Seemingly, it happened overnight. Whirlygirl was suddenly a chore.
The catharsis of getting all these words outside of my head
wasn't enough to draw me to TextPad late at night. My mind would cloud
with the frustrating roadblocks of archiving and inane details of perfected minutia
that made creating feel a lot like factory work. I got a little stuck. I got a little tired.
Todd put the idea in my head first, seeing the problem's root way beneath the soil.
He suggested redesign. With a list alternately numbered and lettered, he basically said,
"keep the pieces that work-- and ditch the rest."
I sent Todd on a mission to redesign my logo and institute a banner-type feel with two
instructions: 580 pixels and dark. His obscene underutilization at MEDITECH, along with his
curiosity about learning new software programs led to randomness.
I started spouting off quartets of six digit Web-safe colors and batting around font ideas.
I read the phrase "la vie quotidienne" in a book and I begged Todd to draw me
Eiffel Towers and fields of lavender and mimosa. I started to hack away at my "kitchen
sink" code using my favorite old-school tools. I had momentum. I was getting somewhere.
But then I panicked. I liked my logo. I liked the idea that I'd finally created something
that didn't grate on me after three or four months. I liked the idea that I had possibly branded
something personal. And selfishly, I liked the idea that it was all mine.
So once again, Todd made his suggestion. And this time I had different ideas about what
worked and what didn't. And it really came down to a matter of format. 4.0 felt like a
long-ago discarded Betamax tape in this DVD world. I was ready to streamline.
And all I could think of were these words. Forgive me if you've heard them before.

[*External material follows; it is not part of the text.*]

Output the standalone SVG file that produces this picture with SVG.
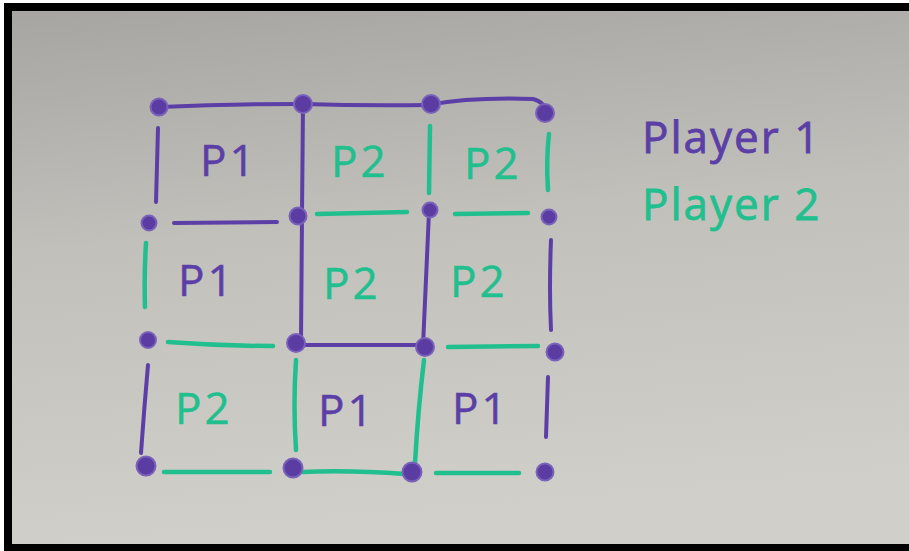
<svg xmlns="http://www.w3.org/2000/svg" width="909" height="551" viewBox="0 0 909 551">
<defs>
<linearGradient id="bg" x1="0" y1="0" x2="0.15" y2="1">
<stop offset="0" stop-color="#a7a5a1"/>
<stop offset="0.45" stop-color="#c2c0bb"/>
<stop offset="1" stop-color="#d0cfca"/>
</linearGradient>
<style>
.p{stroke:#5b3ea6;stroke-width:4;fill:none;stroke-linecap:round}
.g{stroke:#22bf8e;stroke-width:4.5;fill:none;stroke-linecap:round}
.dot{fill:#5a3ca3;stroke:#7a62bb;stroke-width:2}
.t{font-family:"Open Sans","DejaVu Sans",sans-serif;font-size:44px;letter-spacing:3px;stroke-width:0.5}
.tp{fill:#5b3ea6;stroke:#5b3ea6}
.tg{fill:#22bf8e;stroke:#22bf8e}
.leg{font-family:"Open Sans","DejaVu Sans",sans-serif;font-size:44px;letter-spacing:2px;stroke-width:0.8}
</style>
</defs>
<rect x="0" y="0" width="909" height="551" fill="#ffffff"/>
<rect x="4" y="3" width="905" height="548" fill="#000"/>
<rect x="12" y="11" width="897" height="533" fill="url(#bg)"/>

<g id="connectors">
<path class="p" d="M160 107 Q230 104 303 104"/>
<path class="p" d="M303 104 Q365 106 430 105"/>
<path class="p" d="M430 105 Q470 97 533 99 Q545 102 545 112"/>
<path class="p" d="M174 223 L277 222"/>
<path class="g" d="M317 214 L407 212"/>
<path class="g" d="M455 214 L528 213"/>
<path class="g" d="M168 342 Q220 346 273 346"/>
<path class="p" d="M300 345 L422 345"/>
<path class="g" d="M448 347 L538 346"/>
<path class="g" d="M164 472 L270 472"/>
<path class="g" d="M302 472 Q350 470 405 474"/>
<path class="g" d="M436 473 L519 473"/>
<path class="p" d="M158 128 Q157 165 156 202"/>
<path class="p" d="M303 105 L302 213"/>
<path class="g" d="M430 126 L429 193"/>
<path class="g" d="M549 134 Q546 160 548 190"/>
<path class="g" d="M146 243 Q144 275 145 307"/>
<path class="p" d="M302 217 L301 340"/>
<path class="p" d="M429 212 Q426 280 423 346"/>
<path class="p" d="M551 240 Q549 290 551 330"/>
<path class="p" d="M148 365 Q144 410 141 453"/>
<path class="g" d="M296 360 Q293 405 296 450"/>
<path class="g" d="M424 360 Q418 410 415 463"/>
<path class="p" d="M548 377 L546 437"/>
</g>

<g id="dots">
<circle class="dot" cx="159" cy="107" r="8.5"/>
<circle class="dot" cx="303" cy="104" r="9"/>
<circle class="dot" cx="431" cy="104" r="9"/>
<circle class="dot" cx="545" cy="113" r="9"/>
<circle class="dot" cx="149" cy="223" r="7.5"/>
<circle class="dot" cx="298" cy="216" r="8.5"/>
<circle class="dot" cx="430" cy="210" r="7.5"/>
<circle class="dot" cx="549" cy="217" r="7.5"/>
<circle class="dot" cx="148" cy="340" r="8"/>
<circle class="dot" cx="296" cy="343" r="9"/>
<circle class="dot" cx="425" cy="347" r="9"/>
<circle class="dot" cx="555" cy="352" r="8.5"/>
<circle class="dot" cx="146" cy="466" r="9.5"/>
<circle class="dot" cx="293" cy="468" r="9.5"/>
<circle class="dot" cx="412" cy="472" r="9.5"/>
<circle class="dot" cx="545" cy="472" r="8.5"/>
</g>

<g id="cell-r0c0"><text class="t tp" x="200" y="176">P1</text></g>
<g id="cell-r0c1"><text class="t tg" x="331" y="177">P2</text></g>
<g id="cell-r0c2"><text class="t tg" x="464" y="179">P2</text></g>
<g id="cell-r1c0"><text class="t tp" x="178" y="296">P1</text></g>
<g id="cell-r1c1"><text class="t tg" x="323" y="299">P2</text></g>
<g id="cell-r1c2"><text class="t tg" x="450" y="297">P2</text></g>
<g id="cell-r2c0"><text class="t tg" x="175" y="424">P2</text></g>
<g id="cell-r2c1"><text class="t tp" x="318" y="426">P1</text></g>
<g id="cell-r2c2"><text class="t tp" x="452" y="424">P1</text></g>

<g id="legend-player1"><text class="leg tp" x="642" y="153">Player 1</text></g>
<g id="legend-player2"><text class="leg tg" x="642" y="220">Player 2</text></g>
</svg>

"I thought of how every day each of us experiences a few little moments that
have just a bit more resonance than other moments - we hear a word that
sticks in our mind - or maybe we have a small experience that pulls us out
of ourselves, if only briefly. And if we were to collect these small
moments in a notebook and save them over a period of months we would see
certain trends emerge from our collection - certain voices would emerge that
have been trying to speak through us. We would realize that we have been
having another life altogether, one we didn't even know was going on inside
us. And maybe this other life is more important than the one we think of as
being real - this clunky day-to-day world of furniture and noise and metal.
So just maybe it is these small silent moments which are the true
story-making events of our lives." ... Douglas Coupland
I wanted a place to collect these moments again. A place where experience and magic
and language took precedence over archiving and coding and symmetry. I started thinking
of how blissful it would be to write within the nearly non-existent constraints of an 89¢
magnetic doodle pad instead of taking on treacherous and laborious sky-writing.
And this is my offering. A place to jot with room to grow, so that I can capture
my moments in brief and then let them simmer into longer pieces with narrative arcs.
A place where I can start and finish in a quick 15 minutes before bed.
And hopefully, a place where you'll see me a little more often.